How to master a foreign language - lokio9
https://medium.com/@lokio9/how-to-master-a-foreign-language-f80208888f5
======
vonnik
I'd like to offer a couple more in-depth approaches:

* Use Pimsleur tapes, if you can, to master the basic conversational phrases. Downloadable all over the place.

* Apps like Memrise use a similar delayed repetition method. Read up on how to improve your memory, which a memory palace and vivid associations, and use those techniques.

* Read children's books. Start at an early-grade school level and work your way up. Find and use bilingual editions with matching page translations to make it easy in the beginning. Work your way toward Harry Potter level (it's been translated into many, many languages, including Latin.) Finally go for the simpler of its great authors. In English, that would be Hemingway.

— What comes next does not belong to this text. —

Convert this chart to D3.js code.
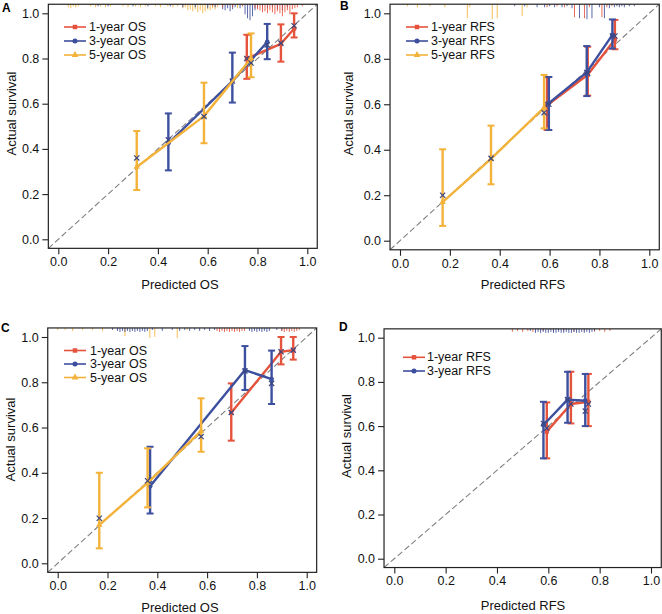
<!DOCTYPE html>
<html><head><meta charset="utf-8">
<script src="https://cdn.jsdelivr.net/npm/d3@7"></script>
<style>body{margin:0;background:#fff}svg{display:block;font-family:"Liberation Sans",Arial,sans-serif}</style>
</head><body><svg id="c" width="662" height="614"></svg>
<script>
// ---------- data ----------
const tickVals = [0, 0.2, 0.4, 0.6, 0.8, 1.0];
const seriesOS = ["1-year OS", "3-year OS", "5-year OS"];
const seriesRFS = ["1-year RFS", "3-year RFS", "5-year RFS"];

// Panel A (OS)
const A1_pred = [0.757, 0.894, 0.947], A1_obs = [0.80, 0.865, 0.932], A1_lo = [0.71, 0.786, 0.893], A1_hi = [0.905, 0.951, 1.0], A1_cor = [0.80, 0.868, 0.945];
const A3_pred = [0.442, 0.699, 0.839], A3_obs = [0.425, 0.70, 0.873], A3_lo = [0.305, 0.605, 0.797], A3_hi = [0.557, 0.826, 0.953], A3_cor = [0.44, 0.70, 0.86];
const A5_pred = [0.315, 0.585, 0.774], A5_obs = [0.32, 0.545, 0.80], A5_lo = [0.218, 0.425, 0.717], A5_hi = [0.479, 0.693, 0.911], A5_cor = [0.36, 0.543, 0.78];
// Panel B (RFS)
const B1_pred = [0.59, 0.753, 0.862], B1_obs = [0.595, 0.73, 0.885], B1_lo = [0.487, 0.638, 0.842], B1_hi = [0.719, 0.853, 0.971], B1_cor = [0.60, 0.735, 0.90];
const B3_pred = [0.597, 0.749, 0.852], B3_obs = [0.605, 0.74, 0.905], B3_lo = [0.487, 0.636, 0.845], B3_hi = [0.72, 0.856, 0.973], B3_cor = [0.60, 0.74, 0.90];
const B5_pred = [0.171, 0.365, 0.578], B5_obs = [0.17, 0.36, 0.585], B5_lo = [0.065, 0.248, 0.494], B5_hi = [0.402, 0.506, 0.729], B5_cor = [0.20, 0.362, 0.563];
// Panel C (OS)
const C1_pred = [0.697, 0.897, 0.946], C1_obs = [0.665, 0.935, 0.942], C1_lo = [0.542, 0.879, 0.90], C1_hi = [0.795, 1.0, 1.0], C1_cor = [0.666, 0.935, 0.942];
const C3_pred = [0.371, 0.752, 0.859], C3_obs = [0.34, 0.854, 0.814], C3_lo = [0.22, 0.766, 0.704], C3_hi = [0.515, 0.96, 0.94], C3_cor = [0.368, 0.85, 0.795];
const C5_pred = [0.167, 0.361, 0.576], C5_obs = [0.17, 0.355, 0.585], C5_lo = [0.066, 0.247, 0.493], C5_hi = [0.40, 0.508, 0.729], C5_cor = [0.199, 0.365, 0.56];
// Panel D (RFS)
const D1_pred = [0.594, 0.688, 0.756], D1_obs = [0.575, 0.70, 0.71], D1_lo = [0.454, 0.612, 0.60], D1_hi = [0.707, 0.846, 0.836], D1_cor = [0.59, 0.70, 0.70];
const D3_pred = [0.581, 0.675, 0.744], D3_obs = [0.605, 0.72, 0.715], D3_lo = [0.454, 0.615, 0.60], D3_hi = [0.71, 0.846, 0.836], D3_cor = [0.612, 0.72, 0.668];

// risk distribution spikes at top: [predicted, frequency]
const rugA1 = [[0.62,2],[0.66,3],[0.7,3],[0.74,2],[0.79,4],[0.8,5],[0.81,6],[0.82,8],[0.83,7],[0.84,9],[0.85,6],[0.86,8],[0.87,10],[0.88,7],[0.89,9],[0.9,12],[0.91,8],[0.92,6],[0.93,10],[0.94,5],[0.95,4],[0.96,3],[0.98,2]];
const rugA3 = [[0.16,2],[0.2,2],[0.3,2],[0.36,2],[0.45,2],[0.5,3],[0.55,3],[0.6,4],[0.63,3],[0.66,5],[0.67,6],[0.68,4],[0.69,7],[0.7,5],[0.71,3],[0.73,4],[0.75,10],[0.76,14],[0.77,16],[0.78,12],[0.79,6],[0.8,4],[0.82,3],[0.84,4],[0.86,3],[0.88,5],[0.9,6],[0.92,3]];
const rugA5 = [[0.04,3],[0.05,4],[0.06,2],[0.07,3],[0.08,2],[0.13,2],[0.15,3],[0.17,2],[0.19,3],[0.21,2],[0.26,2],[0.28,3],[0.31,2],[0.33,3],[0.35,2],[0.39,2],[0.41,3],[0.44,2],[0.46,3],[0.48,2],[0.5,4],[0.51,3],[0.52,6],[0.53,5],[0.54,7],[0.55,5],[0.56,8],[0.57,6],[0.58,9],[0.59,7],[0.6,5],[0.61,6],[0.62,4],[0.63,5],[0.64,3],[0.7,3],[0.72,4],[0.74,2]];
const rugB1 = [[0.59,3],[0.63,2],[0.66,3],[0.7,13],[0.74,14],[0.76,3],[0.81,13],[0.83,3],[0.85,2]];
const rugB3 = [[0.46,2],[0.5,2],[0.55,3],[0.58,3],[0.6,2],[0.62,3],[0.65,3],[0.67,2],[0.69,4],[0.72,14],[0.75,15],[0.77,14],[0.8,3],[0.82,14],[0.84,4],[0.86,3],[0.87,2],[0.88,3],[0.89,2],[0.9,3],[0.92,2],[0.94,2]];
const rugB5 = [[0.03,2],[0.07,3],[0.12,2],[0.18,3],[0.27,14],[0.28,3],[0.37,15],[0.39,14],[0.49,12],[0.51,3]];
const rugC1 = [[0.64,3],[0.65,4],[0.66,3],[0.67,4],[0.68,3],[0.69,4],[0.7,3],[0.71,4],[0.72,3],[0.73,4],[0.74,3],[0.75,3],[0.9,3],[0.91,4],[0.92,3],[0.93,4],[0.94,3],[0.95,4],[0.96,3],[0.97,2]];
const rugC3 = [[0.22,2],[0.24,3],[0.25,4],[0.26,3],[0.27,4],[0.28,3],[0.29,4],[0.3,3],[0.31,4],[0.32,3],[0.33,4],[0.34,3],[0.35,4],[0.36,3],[0.38,2],[0.42,3],[0.46,2],[0.49,3],[0.51,2],[0.53,3],[0.55,2],[0.57,3],[0.59,2],[0.61,3],[0.63,2],[0.77,3],[0.78,4],[0.79,3],[0.8,4],[0.81,3],[0.82,4],[0.83,3],[0.84,4],[0.85,3],[0.88,2],[0.9,3]];
const rugC5 = [[0.0,2],[0.03,2],[0.06,3],[0.1,2],[0.14,2],[0.18,3],[0.27,8],[0.37,10],[0.39,9],[0.48,10],[0.52,2]];
const rugD1 = [[0.46,3],[0.48,2],[0.5,3],[0.52,2],[0.54,3],[0.58,2],[0.62,3],[0.66,2],[0.7,3],[0.74,2],[0.78,3],[0.8,2],[0.82,3],[0.84,2]];
const rugD3 = [[0.53,2],[0.55,4],[0.56,3],[0.57,4],[0.58,3],[0.59,4],[0.6,4],[0.61,3],[0.62,4],[0.63,4],[0.64,3],[0.65,4],[0.66,4],[0.67,3],[0.68,4],[0.69,4],[0.7,3],[0.71,4],[0.72,4],[0.73,3],[0.74,4],[0.75,3],[0.76,4],[0.77,3],[0.78,2]];

// ---------- style / layout ----------
const COL = ["#e5533c", "#3d4f9f", "#f3b23a"];
const SHAPES = [d3.symbolSquare, d3.symbolCircle, d3.symbolTriangle];
const XCOL = "#3b4780";

const mk = (pred, obs, lo, hi, cor) => pred.map((p, i) => ({p, o: obs[i], lo: lo[i], hi: hi[i], c: cor[i]}));

const panels = [
  {label:"A", lab:[2,12], xr:[58.3,307.3], yr:[239.3,13.3], xt:"Predicted OS", xtp:[180,289], ytp:[11,113.5],
   names: seriesOS, leg:[64,89,[27,41,55]],
   series:[mk(A1_pred,A1_obs,A1_lo,A1_hi,A1_cor), mk(A3_pred,A3_obs,A3_lo,A3_hi,A3_cor), mk(A5_pred,A5_obs,A5_lo,A5_hi,A5_cor)],
   rugs:[rugA5, rugA3, rugA1], rugCols:[2,1,0]},
  {label:"B", lab:[340,10], xr:[400,649.3], yr:[240.7,13.3], xt:"Predicted RFS", xtp:[523,288.5], ytp:[348.5,113.5],
   names: seriesRFS, leg:[406,431,[27,41,55]],
   series:[mk(B1_pred,B1_obs,B1_lo,B1_hi,B1_cor), mk(B3_pred,B3_obs,B3_lo,B3_hi,B3_cor), mk(B5_pred,B5_obs,B5_lo,B5_hi,B5_cor)],
   rugs:[rugB5, rugB3, rugB1], rugCols:[2,1,0]},
  {label:"C", lab:[1,332], xr:[57.7,306.7], yr:[563.3,337], xt:"Predicted OS", xtp:[180,612], ytp:[10,439.5],
   names: seriesOS, leg:[64,90,[350.5,364,377.5]],
   series:[mk(C1_pred,C1_obs,C1_lo,C1_hi,C1_cor), mk(C3_pred,C3_obs,C3_lo,C3_hi,C3_cor), mk(C5_pred,C5_obs,C5_lo,C5_hi,C5_cor)],
   rugs:[rugC5, rugC3, rugC1], rugCols:[2,1,0]},
  {label:"D", lab:[339,331], xr:[394.3,651], yr:[558.7,337.7], xt:"Predicted RFS", xtp:[523,609.5], ytp:[346,436],
   names: seriesRFS.slice(0,2), leg:[403,427,[357.3,371]],
   series:[mk(D1_pred,D1_obs,D1_lo,D1_hi,D1_cor), mk(D3_pred,D3_obs,D3_lo,D3_hi,D3_cor)],
   rugs:[rugD1, rugD3], rugCols:[0,1]}
];

const svg = d3.select("#c");
const fmt = d3.format(".1f");

panels.forEach((P, pi) => {
  const x = d3.scaleLinear().domain([0,1]).range(P.xr);
  const y = d3.scaleLinear().domain([0,1]).range(P.yr);
  const bx0 = x(-0.04), bx1 = x(1.04), by0 = y(-0.04), by1 = y(1.04);
  const g = svg.append("g");
  const cid = "clip" + pi;
  g.append("clipPath").attr("id", cid).append("rect")
    .attr("x", bx0).attr("y", by1).attr("width", bx1 - bx0).attr("height", by0 - by1);

  // rug spikes
  const h = d3.scaleLinear().domain([0, 16]).range([0, 16]);
  P.rugs.forEach((r, ri) => {
    g.append("g").selectAll("line").data(r).join("line")
      .attr("x1", d => x(d[0])).attr("x2", d => x(d[0]))
      .attr("y1", by1).attr("y2", d => by1 + h(d[1]))
      .attr("stroke", COL[P.rugCols[ri]]).attr("stroke-width", 1).attr("opacity", 0.85);
  });

  // diagonal
  g.append("line").attr("clip-path", `url(#${cid})`)
    .attr("x1", x(-0.04)).attr("y1", y(-0.04)).attr("x2", x(1.04)).attr("y2", y(1.04))
    .attr("stroke", "#808080").attr("stroke-width", 1.1).attr("stroke-dasharray", "6,3");

  // series
  P.series.forEach((s, si) => {
    const col = COL[si];
    const sg = g.append("g");
    sg.append("path").datum(s)
      .attr("d", d3.line().x(d => x(d.p)).y(d => y(d.o)))
      .attr("fill", "none").attr("stroke", col).attr("stroke-width", 2.4).attr("stroke-linejoin", "round");
    const eb = sg.selectAll("g.eb").data(s).join("g");
    eb.append("line").attr("x1", d => x(d.p)).attr("x2", d => x(d.p)).attr("y1", d => y(d.lo)).attr("y2", d => y(d.hi))
      .attr("stroke", col).attr("stroke-width", 2.4);
    ["lo", "hi"].forEach(k => {
      eb.append("line").attr("x1", d => x(d.p) - 3.5).attr("x2", d => x(d.p) + 3.5)
        .attr("y1", d => y(d[k])).attr("y2", d => y(d[k]))
        .attr("stroke", col).attr("stroke-width", 2);
    });
    sg.selectAll("path.pt").data(s).join("path").attr("class", "pt")
      .attr("transform", d => `translate(${x(d.p)},${y(d.o)})`)
      .attr("d", d3.symbol().type(SHAPES[si]).size(18)).attr("fill", col);
    // bias-corrected crosses
    const cx = sg.selectAll("g.cx").data(s).join("g")
      .attr("transform", d => `translate(${x(d.p)},${y(d.c)})`);
    cx.append("line").attr("x1", -2.6).attr("y1", -2.6).attr("x2", 2.6).attr("y2", 2.6).attr("stroke", XCOL).attr("stroke-width", 1.2);
    cx.append("line").attr("x1", -2.6).attr("y1", 2.6).attr("x2", 2.6).attr("y2", -2.6).attr("stroke", XCOL).attr("stroke-width", 1.2);
  });

  // box
  g.append("rect").attr("x", bx0).attr("y", by1).attr("width", bx1 - bx0).attr("height", by0 - by1)
    .attr("fill", "none").attr("stroke", "#222").attr("stroke-width", 1.2);

  // axes
  const ax = g.append("g").attr("transform", `translate(0,${by0})`)
    .call(d3.axisBottom(x).tickValues(tickVals).tickFormat(fmt).tickSize(6).tickPadding(3));
  const ay = g.append("g").attr("transform", `translate(${bx0},0)`)
    .call(d3.axisLeft(y).tickValues(tickVals).tickFormat(fmt).tickSize(6).tickPadding(3));
  [ax, ay].forEach(a => {
    a.select(".domain").remove();
    a.selectAll("line").attr("stroke", "#222").attr("stroke-width", 1.1);
    a.selectAll("text").attr("font-size", 12.5).attr("fill", "#111").attr("font-family", '"Liberation Sans",Arial,sans-serif');
  });

  // titles
  g.append("text").attr("x", P.xtp[0]).attr("y", P.xtp[1]).attr("text-anchor", "middle")
    .attr("font-size", 13).attr("fill", "#111").text(P.xt);
  g.append("text").attr("transform", `translate(${P.ytp[0]},${P.ytp[1]}) rotate(-90)`)
    .attr("text-anchor", "middle").attr("dominant-baseline", "central")
    .attr("font-size", 13).attr("fill", "#111").text("Actual survival");
  g.append("text").attr("x", P.lab[0]).attr("y", P.lab[1]).attr("font-size", 12).attr("font-weight", "bold").text(P.label);

  // legend
  const [lx, tx, rows] = P.leg;
  P.names.forEach((n, i) => {
    const yy = rows[i];
    g.append("line").attr("x1", lx).attr("x2", lx + 22).attr("y1", yy).attr("y2", yy)
      .attr("stroke", COL[i]).attr("stroke-width", 1.6);
    g.append("path").attr("transform", `translate(${lx + 11},${yy})`)
      .attr("d", d3.symbol().type(SHAPES[i]).size(20)).attr("fill", COL[i]);
    g.append("text").attr("x", tx).attr("y", yy).attr("dominant-baseline", "central")
      .attr("font-size", 12.5).attr("fill", "#111").text(n);
  });
});
</script></body></html>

* Learn old children's songs. Putting a foreign language to music makes the phrases more memorable, and will also take you one step closer to getting a feel for the new culture and people, who have those songs rattling around in their memories... Then start listening to the ballads of the language. In French it might be Jacques Brel.

* The key is to maintain a feeling of mastery and progress while challenging yourself enough to improve. Don't fall into the trap of dry grammars.

* Seek out immersion. Talk radio stations in the language you want to learn are probably online. Listen to them while you walk around or are falling asleep. Some languages like Swedish have online radio specifically produced for foreigners. [https://sverigesradio.se/sida/default.aspx?programid=493](https://sverigesradio.se/sida/default.aspx?programid=493)

* Find multiple text books or primers that teach the language you're learning. Each one will have different strengths and weaknesses. When you bog down with one, switch to another.

* Remember that progress learning a language isn't always linear. It spikes and plateaus. Don't get frustrated, just keep exposing yourself to the parts of the language and culture you're interested in.